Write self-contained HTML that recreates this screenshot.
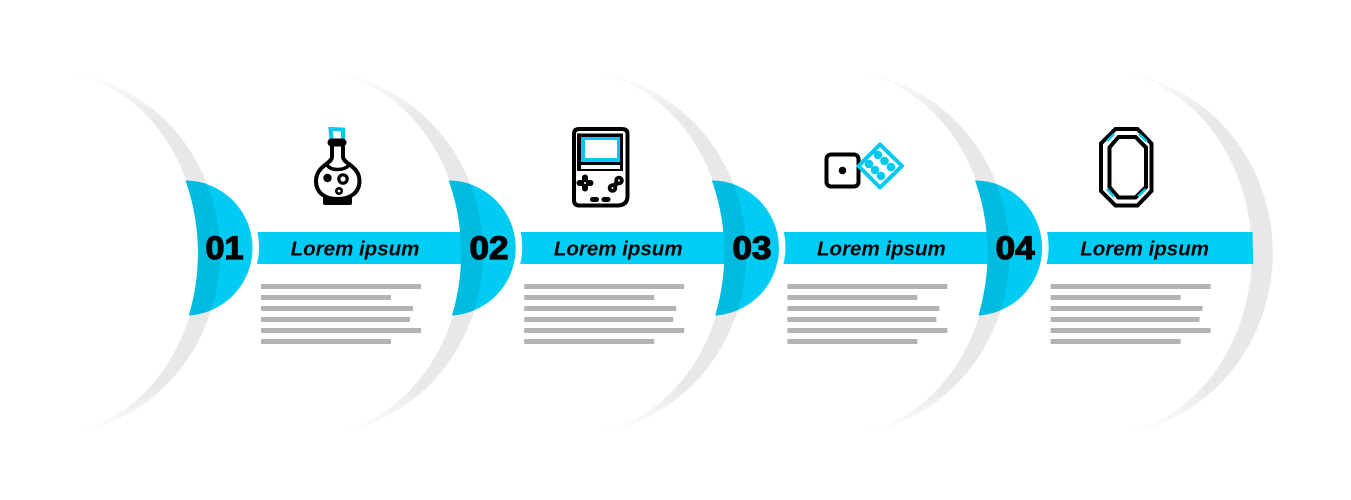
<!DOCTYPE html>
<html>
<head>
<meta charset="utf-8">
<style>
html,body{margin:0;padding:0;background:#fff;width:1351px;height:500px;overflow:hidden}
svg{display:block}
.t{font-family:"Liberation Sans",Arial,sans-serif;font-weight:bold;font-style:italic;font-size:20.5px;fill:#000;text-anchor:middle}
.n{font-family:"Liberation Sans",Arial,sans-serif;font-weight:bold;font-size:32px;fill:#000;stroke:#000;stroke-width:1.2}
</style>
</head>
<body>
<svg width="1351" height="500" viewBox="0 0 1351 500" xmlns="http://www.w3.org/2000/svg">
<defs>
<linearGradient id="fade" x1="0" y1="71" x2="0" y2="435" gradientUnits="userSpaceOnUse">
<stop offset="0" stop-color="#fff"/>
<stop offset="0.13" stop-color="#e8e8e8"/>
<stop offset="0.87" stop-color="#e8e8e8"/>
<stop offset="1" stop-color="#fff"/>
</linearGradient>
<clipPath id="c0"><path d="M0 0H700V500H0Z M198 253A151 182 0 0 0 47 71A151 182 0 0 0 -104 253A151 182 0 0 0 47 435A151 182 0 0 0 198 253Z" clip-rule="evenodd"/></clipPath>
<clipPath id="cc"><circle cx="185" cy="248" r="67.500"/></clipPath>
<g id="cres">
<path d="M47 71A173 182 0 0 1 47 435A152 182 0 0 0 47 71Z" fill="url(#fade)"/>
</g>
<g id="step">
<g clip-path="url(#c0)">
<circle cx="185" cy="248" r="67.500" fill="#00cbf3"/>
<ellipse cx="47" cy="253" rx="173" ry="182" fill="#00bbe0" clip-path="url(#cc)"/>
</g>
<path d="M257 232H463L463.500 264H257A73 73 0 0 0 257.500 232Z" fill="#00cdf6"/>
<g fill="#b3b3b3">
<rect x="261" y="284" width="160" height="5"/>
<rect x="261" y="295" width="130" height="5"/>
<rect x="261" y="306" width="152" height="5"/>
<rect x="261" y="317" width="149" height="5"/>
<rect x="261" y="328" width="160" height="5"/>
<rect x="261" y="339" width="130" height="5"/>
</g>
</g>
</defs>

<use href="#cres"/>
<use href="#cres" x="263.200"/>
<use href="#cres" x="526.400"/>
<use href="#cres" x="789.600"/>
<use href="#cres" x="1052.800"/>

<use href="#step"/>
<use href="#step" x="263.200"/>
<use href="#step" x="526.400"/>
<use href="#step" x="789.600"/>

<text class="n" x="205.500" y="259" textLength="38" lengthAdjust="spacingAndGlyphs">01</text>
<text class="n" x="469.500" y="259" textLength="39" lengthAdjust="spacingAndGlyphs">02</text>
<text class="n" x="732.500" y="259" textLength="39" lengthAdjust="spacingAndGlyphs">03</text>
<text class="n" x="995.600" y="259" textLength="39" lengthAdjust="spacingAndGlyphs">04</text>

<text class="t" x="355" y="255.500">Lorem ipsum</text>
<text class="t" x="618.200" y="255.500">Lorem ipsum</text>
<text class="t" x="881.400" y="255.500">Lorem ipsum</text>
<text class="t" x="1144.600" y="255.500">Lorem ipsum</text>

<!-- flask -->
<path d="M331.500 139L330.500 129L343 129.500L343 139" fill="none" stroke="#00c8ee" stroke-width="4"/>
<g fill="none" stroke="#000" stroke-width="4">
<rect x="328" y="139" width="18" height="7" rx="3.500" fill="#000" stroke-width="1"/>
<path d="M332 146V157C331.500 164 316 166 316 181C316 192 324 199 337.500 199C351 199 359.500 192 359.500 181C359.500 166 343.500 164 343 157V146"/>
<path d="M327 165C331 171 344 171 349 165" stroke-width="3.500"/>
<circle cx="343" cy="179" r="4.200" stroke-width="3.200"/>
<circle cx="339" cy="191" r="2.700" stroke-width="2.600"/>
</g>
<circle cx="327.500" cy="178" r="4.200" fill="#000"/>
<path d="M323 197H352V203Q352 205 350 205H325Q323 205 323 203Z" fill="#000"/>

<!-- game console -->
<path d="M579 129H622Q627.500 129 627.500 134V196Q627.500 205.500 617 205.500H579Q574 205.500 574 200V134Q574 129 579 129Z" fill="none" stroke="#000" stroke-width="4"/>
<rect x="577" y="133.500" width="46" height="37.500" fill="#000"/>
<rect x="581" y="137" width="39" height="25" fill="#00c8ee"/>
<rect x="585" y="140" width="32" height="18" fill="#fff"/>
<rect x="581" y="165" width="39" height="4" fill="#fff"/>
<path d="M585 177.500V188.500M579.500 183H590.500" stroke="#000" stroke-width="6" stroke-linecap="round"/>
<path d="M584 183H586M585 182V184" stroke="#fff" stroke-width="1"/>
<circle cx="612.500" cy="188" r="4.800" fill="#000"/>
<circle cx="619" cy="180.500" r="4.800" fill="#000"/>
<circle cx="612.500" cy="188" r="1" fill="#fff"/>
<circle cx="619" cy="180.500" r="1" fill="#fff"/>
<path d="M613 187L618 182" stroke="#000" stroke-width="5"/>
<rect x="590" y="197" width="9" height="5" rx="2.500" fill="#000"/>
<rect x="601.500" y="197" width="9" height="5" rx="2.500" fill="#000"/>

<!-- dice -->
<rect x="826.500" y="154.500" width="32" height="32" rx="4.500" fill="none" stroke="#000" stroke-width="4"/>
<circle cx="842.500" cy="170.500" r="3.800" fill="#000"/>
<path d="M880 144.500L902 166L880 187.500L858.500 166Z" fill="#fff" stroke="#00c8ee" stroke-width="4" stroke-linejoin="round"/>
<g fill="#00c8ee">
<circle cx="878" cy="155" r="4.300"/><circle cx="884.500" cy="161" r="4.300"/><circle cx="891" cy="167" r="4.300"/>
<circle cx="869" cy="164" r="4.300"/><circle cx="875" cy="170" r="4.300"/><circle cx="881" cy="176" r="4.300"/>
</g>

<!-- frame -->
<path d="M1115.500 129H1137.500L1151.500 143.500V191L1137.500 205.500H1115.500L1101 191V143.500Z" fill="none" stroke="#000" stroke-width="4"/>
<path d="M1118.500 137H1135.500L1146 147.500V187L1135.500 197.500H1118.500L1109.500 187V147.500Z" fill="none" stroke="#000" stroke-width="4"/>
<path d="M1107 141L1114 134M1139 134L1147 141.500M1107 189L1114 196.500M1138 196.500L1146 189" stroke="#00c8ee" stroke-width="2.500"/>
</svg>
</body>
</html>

▬▬▬▬▬▬

» Short problem
Your task is to reproduce all of the material exactly. The pictures stay out.

» Exercise result
Write self-contained HTML that recreates this screenshot.
<!DOCTYPE html>
<html>
<head>
<meta charset="utf-8">
<style>
html,body{margin:0;padding:0;background:#fff;width:1351px;height:500px;overflow:hidden}
svg{display:block}
.t{font-family:"Liberation Sans",Arial,sans-serif;font-weight:bold;font-style:italic;font-size:20.5px;fill:#000;text-anchor:middle}
.n{font-family:"Liberation Sans",Arial,sans-serif;font-weight:bold;font-size:32px;fill:#000;stroke:#000;stroke-width:1.2}
</style>
</head>
<body>
<svg width="1351" height="500" viewBox="0 0 1351 500" xmlns="http://www.w3.org/2000/svg">
<defs>
<linearGradient id="fade" x1="0" y1="71" x2="0" y2="435" gradientUnits="userSpaceOnUse">
<stop offset="0" stop-color="#fff"/>
<stop offset="0.13" stop-color="#e8e8e8"/>
<stop offset="0.87" stop-color="#e8e8e8"/>
<stop offset="1" stop-color="#fff"/>
</linearGradient>
<clipPath id="c0"><path d="M0 0H700V500H0Z M198 253A151 182 0 0 0 47 71A151 182 0 0 0 -104 253A151 182 0 0 0 47 435A151 182 0 0 0 198 253Z" clip-rule="evenodd"/></clipPath>
<clipPath id="cc"><circle cx="185" cy="248" r="67.500"/></clipPath>
<g id="cres">
<path d="M47 71A173 182 0 0 1 47 435A152 182 0 0 0 47 71Z" fill="url(#fade)"/>
</g>
<g id="step">
<g clip-path="url(#c0)">
<circle cx="185" cy="248" r="67.500" fill="#00cbf3"/>
<ellipse cx="47" cy="253" rx="173" ry="182" fill="#00bbe0" clip-path="url(#cc)"/>
</g>
<path d="M257 232H463L463.500 264H257A73 73 0 0 0 257.500 232Z" fill="#00cdf6"/>
<g fill="#b3b3b3">
<rect x="261" y="284" width="160" height="5"/>
<rect x="261" y="295" width="130" height="5"/>
<rect x="261" y="306" width="152" height="5"/>
<rect x="261" y="317" width="149" height="5"/>
<rect x="261" y="328" width="160" height="5"/>
<rect x="261" y="339" width="130" height="5"/>
</g>
</g>
</defs>

<use href="#cres"/>
<use href="#cres" x="263.200"/>
<use href="#cres" x="526.400"/>
<use href="#cres" x="789.600"/>
<use href="#cres" x="1052.800"/>

<use href="#step"/>
<use href="#step" x="263.200"/>
<use href="#step" x="526.400"/>
<use href="#step" x="789.600"/>

<text class="n" x="205.500" y="259" textLength="38" lengthAdjust="spacingAndGlyphs">01</text>
<text class="n" x="469.500" y="259" textLength="39" lengthAdjust="spacingAndGlyphs">02</text>
<text class="n" x="732.500" y="259" textLength="39" lengthAdjust="spacingAndGlyphs">03</text>
<text class="n" x="995.600" y="259" textLength="39" lengthAdjust="spacingAndGlyphs">04</text>

<text class="t" x="355" y="255.500">Lorem ipsum</text>
<text class="t" x="618.200" y="255.500">Lorem ipsum</text>
<text class="t" x="881.400" y="255.500">Lorem ipsum</text>
<text class="t" x="1144.600" y="255.500">Lorem ipsum</text>

<!-- flask -->
<path d="M331.500 139L330.500 129L343 129.500L343 139" fill="none" stroke="#00c8ee" stroke-width="4"/>
<g fill="none" stroke="#000" stroke-width="4">
<rect x="328" y="139" width="18" height="7" rx="3.500" fill="#000" stroke-width="1"/>
<path d="M332 146V157C331.500 164 316 166 316 181C316 192 324 199 337.500 199C351 199 359.500 192 359.500 181C359.500 166 343.500 164 343 157V146"/>
<path d="M327 165C331 171 344 171 349 165" stroke-width="3.500"/>
<circle cx="343" cy="179" r="4.200" stroke-width="3.200"/>
<circle cx="339" cy="191" r="2.700" stroke-width="2.600"/>
</g>
<circle cx="327.500" cy="178" r="4.200" fill="#000"/>
<path d="M323 197H352V203Q352 205 350 205H325Q323 205 323 203Z" fill="#000"/>

<!-- game console -->
<path d="M579 129H622Q627.500 129 627.500 134V196Q627.500 205.500 617 205.500H579Q574 205.500 574 200V134Q574 129 579 129Z" fill="none" stroke="#000" stroke-width="4"/>
<rect x="577" y="133.500" width="46" height="37.500" fill="#000"/>
<rect x="581" y="137" width="39" height="25" fill="#00c8ee"/>
<rect x="585" y="140" width="32" height="18" fill="#fff"/>
<rect x="581" y="165" width="39" height="4" fill="#fff"/>
<path d="M585 177.500V188.500M579.500 183H590.500" stroke="#000" stroke-width="6" stroke-linecap="round"/>
<path d="M584 183H586M585 182V184" stroke="#fff" stroke-width="1"/>
<circle cx="612.500" cy="188" r="4.800" fill="#000"/>
<circle cx="619" cy="180.500" r="4.800" fill="#000"/>
<circle cx="612.500" cy="188" r="1" fill="#fff"/>
<circle cx="619" cy="180.500" r="1" fill="#fff"/>
<path d="M613 187L618 182" stroke="#000" stroke-width="5"/>
<rect x="590" y="197" width="9" height="5" rx="2.500" fill="#000"/>
<rect x="601.500" y="197" width="9" height="5" rx="2.500" fill="#000"/>

<!-- dice -->
<rect x="826.500" y="154.500" width="32" height="32" rx="4.500" fill="none" stroke="#000" stroke-width="4"/>
<circle cx="842.500" cy="170.500" r="3.800" fill="#000"/>
<path d="M880 144.500L902 166L880 187.500L858.500 166Z" fill="#fff" stroke="#00c8ee" stroke-width="4" stroke-linejoin="round"/>
<g fill="#00c8ee">
<circle cx="878" cy="155" r="4.300"/><circle cx="884.500" cy="161" r="4.300"/><circle cx="891" cy="167" r="4.300"/>
<circle cx="869" cy="164" r="4.300"/><circle cx="875" cy="170" r="4.300"/><circle cx="881" cy="176" r="4.300"/>
</g>

<!-- frame -->
<path d="M1115.500 129H1137.500L1151.500 143.500V191L1137.500 205.500H1115.500L1101 191V143.500Z" fill="none" stroke="#000" stroke-width="4"/>
<path d="M1118.500 137H1135.500L1146 147.500V187L1135.500 197.500H1118.500L1109.500 187V147.500Z" fill="none" stroke="#000" stroke-width="4"/>
<path d="M1107 141L1114 134M1139 134L1147 141.500M1107 189L1114 196.500M1138 196.500L1146 189" stroke="#00c8ee" stroke-width="2.500"/>
</svg>
</body>
</html>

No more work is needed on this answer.